Quel dialogue pourrais-tu imaginer entre ton moi profond et ton moi blogueur ?
Blog : Bon alors tu accouches ?
Moi : Pas le temps, pas envie, pas le courage…
Blog : Si, tu vas y arriver !
Moi : Alors je me lance. Mais je vais être ridicule.
Blog : Encore, tu te rabaisses en te persuadant d’être ridicule. Tant pis, tant mieux, fais-les rire.
Moi : Oui, mais si c’est mauvais. Il y a tant de pages mal écrites sur le Net.
Blog : T’en a rien à cirer, les encouragements de tes vrais amis valent toutes les angoisses de la page blanche.
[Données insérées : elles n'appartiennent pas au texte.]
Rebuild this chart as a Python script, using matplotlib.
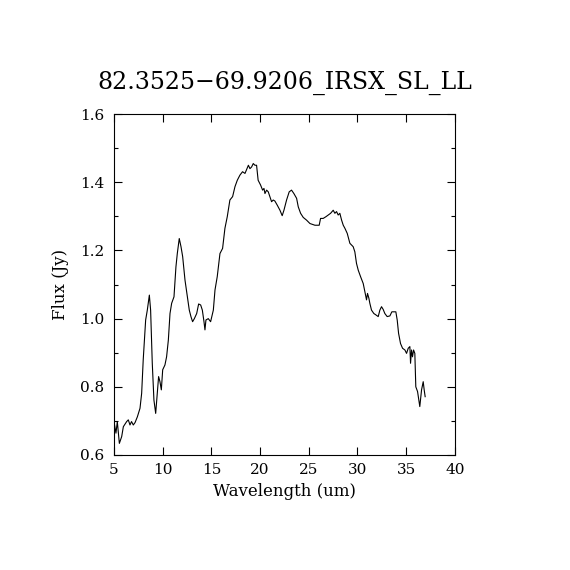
import numpy as np
import matplotlib
matplotlib.use("Agg")
from matplotlib import pyplot as plt
from matplotlib.ticker import MultipleLocator

# spectrum
wavelength = [5.0, 5.2, 5.34, 5.55, 5.79, 5.96, 6.3, 6.47, 6.64, 6.8, 6.98, 7.16, 7.4, 7.67,
              7.84, 8.0, 8.25, 8.42, 8.63, 8.76, 8.93, 9.1, 9.28, 9.45, 9.58, 9.72, 9.86, 10.0,
              10.23, 10.4, 10.58, 10.75, 10.92, 11.16, 11.36, 11.5, 11.7, 11.88, 12.05, 12.29,
              12.53, 12.73, 12.9, 13.07, 13.25, 13.49, 13.69, 13.9, 14.07, 14.24, 14.34, 14.44,
              14.68, 14.92, 15.2, 15.37, 15.6, 15.88, 16.15, 16.39, 16.63, 16.9, 17.18, 17.42,
              17.66, 17.93, 18.2, 18.45, 18.6, 18.8, 18.96, 19.13, 19.3, 19.47, 19.64, 19.8,
              20.05, 20.26, 20.4, 20.5, 20.67, 20.84, 21.0, 21.18, 21.35, 21.52, 21.76, 22.04,
              22.27, 22.45, 22.72, 22.99, 23.23, 23.47, 23.75, 23.92, 24.16, 24.43, 24.77,
              25.12, 25.63, 26.07, 26.21, 26.48, 26.76, 27.0, 27.24, 27.51, 27.68, 27.85, 28.02,
              28.19, 28.37, 28.54, 28.71, 28.95, 29.22, 29.39, 29.56, 29.73, 29.9, 30.08, 30.32,
              30.59, 30.76, 30.93, 31.03, 31.17, 31.27, 31.44, 31.68, 31.89, 32.13, 32.3, 32.47,
              32.64, 32.81, 33.05, 33.33, 33.53, 33.74, 33.94, 34.08, 34.22, 34.42, 34.63, 34.87,
              35.04, 35.21, 35.38, 35.45, 35.55, 35.65, 35.76, 35.89, 35.99, 36.17, 36.3, 36.4,
              36.58, 36.75, 36.85, 36.95]
flux = [0.698, 0.664, 0.698, 0.634, 0.654, 0.683, 0.698, 0.703, 0.688, 0.698, 0.688, 0.695,
        0.712, 0.737, 0.781, 0.879, 0.996, 1.025, 1.069, 1.025, 0.869, 0.761, 0.722, 0.781,
        0.83, 0.815, 0.791, 0.85, 0.864, 0.888, 0.937, 1.015, 1.045, 1.064, 1.152, 1.191,
        1.235, 1.211, 1.182, 1.113, 1.064, 1.025, 1.006, 0.991, 1.0, 1.015, 1.043, 1.04,
        1.025, 0.991, 0.967, 0.996, 1.0, 0.991, 1.025, 1.084, 1.123, 1.191, 1.206, 1.265,
        1.299, 1.348, 1.358, 1.387, 1.406, 1.421, 1.431, 1.426, 1.436, 1.45, 1.44, 1.445,
        1.455, 1.45, 1.45, 1.406, 1.392, 1.377, 1.382, 1.367, 1.377, 1.372, 1.358, 1.343,
        1.348, 1.345, 1.333, 1.318, 1.302, 1.318, 1.348, 1.372, 1.377, 1.367, 1.353, 1.328,
        1.309, 1.297, 1.289, 1.279, 1.274, 1.274, 1.294, 1.294, 1.299, 1.304, 1.309, 1.318,
        1.309, 1.314, 1.304, 1.309, 1.289, 1.274, 1.265, 1.25, 1.221, 1.216, 1.211, 1.196,
        1.162, 1.142, 1.123, 1.103, 1.079, 1.055, 1.074, 1.06, 1.045, 1.025, 1.015, 1.011,
        1.006, 1.025, 1.035, 1.027, 1.015, 1.006, 1.008, 1.02, 1.02, 1.02, 0.996, 0.957,
        0.927, 0.913, 0.908, 0.898, 0.913, 0.918, 0.869, 0.908, 0.888, 0.908, 0.898, 0.8,
        0.786, 0.761, 0.742, 0.791, 0.815, 0.791, 0.771]

title = "82.3525\u221269.9206_IRSX_SL_LL"

plt.rcParams['font.family'] = ['DejaVu Serif']

fig = plt.figure(figsize=(5.7, 5.7), dpi=100)
ax = fig.add_axes([0.2, 0.2018, 0.598, 0.598])
ax.plot(wavelength, flux, color='black', linewidth=0.8)

ax.set_xlim(5, 40)
ax.set_ylim(0.6, 1.6)
ax.xaxis.set_major_locator(MultipleLocator(5))
ax.yaxis.set_major_locator(MultipleLocator(0.2))
ax.yaxis.set_minor_locator(MultipleLocator(0.1))
ax.yaxis.set_major_formatter(matplotlib.ticker.FormatStrFormatter('%.1f'))
ax.tick_params(which='both', direction='in', top=True, right=True, labelsize=11, width=0.8)
ax.tick_params(which='major', length=6)
ax.tick_params(which='minor', length=3)
ax.tick_params(axis='x', pad=6)
ax.tick_params(axis='y', pad=7)
for s in ax.spines.values():
    s.set_linewidth(0.8)

ax.set_xlabel("Wavelength (um)", fontsize=12, labelpad=4)
ax.set_ylabel("Flux (Jy)", fontsize=12, labelpad=8)
ax.set_title(title, fontsize=17, pad=18)

fig.savefig("out.png", dpi=100)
Quel est le blog que tu voudrais réellement faire connaître et pourquoi ?
NightCrawler, complètement différent de moi, mais d’un foisonnement remarquable.
Quelle question ne voudrais-tu pas que l’on te pose ?
Parce que je me la suis posée moi-même : « Qu’est-ce qui t’empêche de le faire, t’aurais pu le faire depuis belle lurette ! »
Dernière question. Pour passer (ou non) à la postérité, il faut préparer ses derniers mots ou dernières phrases à dire sur son lit de mort : quel(le)s seraient-ils(elles) ?
Très XIXe, cette question. Aujourd’hui, on décède à l’hôpital, le plus souvent déjà inconscient, alors de là à prononcer des paroles taillées pour la postériorité. Je dirai probablement une nullité et pour me rattraper, bah ce sera trop tard, de toute façon.